Are you currently working on any large scale or commissioned projects?
“No, I’m not working on a commissioned piece at the moment, though I am a semi-finalist in a public art project here in Ohio. I also just had a call from an architect from New York that I’m waiting to hear back from.
“There is also a three-week symposium in New Zealand soon, so there are things in the works. I’ve really appreciated having some downtime because I’ve needed to finish up a number of things hanging around the studio for years, so I’m happy for that.”

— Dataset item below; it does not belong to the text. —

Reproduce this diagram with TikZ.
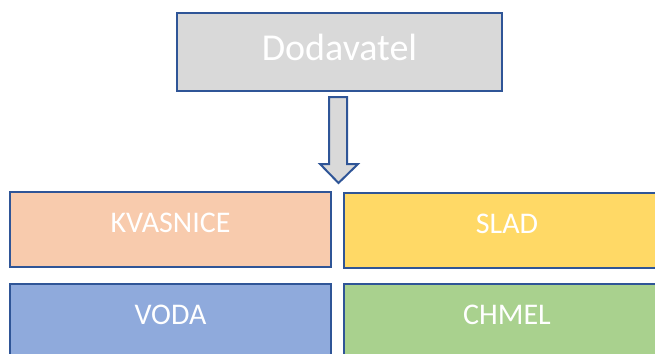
\documentclass[tikz,border=0pt]{standalone}
\usepackage{fontspec}
\setmainfont{Carlito}
\usetikzlibrary{calc}
\definecolor{bordblue}{HTML}{2F5597}
\definecolor{boxgray}{HTML}{D9D9D9}
\definecolor{peach}{HTML}{F8CBAD}
\definecolor{gold}{HTML}{FFD966}
\definecolor{skyblue}{HTML}{8FAADC}
\definecolor{leaf}{HTML}{A9D18E}
\tikzset{
  topbox/.style={draw=bordblue, line width=2pt, fill=boxgray, text=white,
    inner sep=0pt, minimum width=325pt, minimum height=78pt,
    font=\fontsize{38}{40}\selectfont, text height=25pt, text depth=8pt},
  itembox/.style={draw=bordblue, line width=2pt, text=white,
    inner sep=0pt, minimum width=321pt, minimum height=75pt,
    font=\fontsize{30}{32}\selectfont, text height=20pt, text depth=15pt},
  blockarrow/.style={draw=bordblue, line width=2pt, fill=boxgray, line join=miter}
}
\begin{document}
\begin{tikzpicture}[x=1pt,y=-1pt]
\useasboundingbox (0,0) rectangle (655,353);
\clip (0,0) rectangle (655,353);
\node[topbox] (dod) at (339.5,52) {Dodavatel};
\node[itembox, fill=peach] (kva) at (170.5,229.5) {KVASNICE};
\node[itembox, fill=gold, minimum width=326pt] (slad) at (507,230.5) {SLAD};
\node[itembox, fill=skyblue] (voda) at (170.5,321.5) {VODA};
\node[itembox, fill=leaf, minimum width=326pt] (chmel) at (507,321.5) {CHMEL};
\draw[blockarrow]
  ($(dod.south)+(-10.5,5)$) -- ($(dod.south)+(7.5,5)$) --
  ($(dod.south)+(7.5,72)$) -- ($(dod.south)+(18.5,72)$) --
  ($(dod.south)+(-1,91)$) -- ($(dod.south)+(-19.5,72)$) --
  ($(dod.south)+(-10.5,72)$) -- cycle;
\end{tikzpicture}
\end{document}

So what does the future hold for you?
“I’m just going to keep trying to get commissions to build big pieces for as long as I can manage it physically. Entering competitions is difficult because you have to spend so much time at the computer with designs and writing to get into them, and if you don’t—you won’t get the job. I don’t have a gallery, so I have to do it. I have slowed down on the symposia though. I guess I’m more interested in doing public work for special places where I know the work will be taken care of in a vital place in the community. So as long as I can do that and a competition here or there, I’m happy.”
Any words of wisdom for the readers?
“If one wants to be an artist, one needs to make lots of art because the more you make, the more experience you have and the more you broaden your creative experience and creative ability. Also try as many different ways of working with stone as you can. It’s also very important to take good care of your health and safety by wearing ear and eye protection and a respirator, because if you don’t have your health, you can’t work. Being health conscience is very important.
“And of course, the spirit in the art and what it is that you want to say to communicate and to share is also important. Working the stone is so much fun. It’s just wonderful material that gives me a joyful satisfaction.”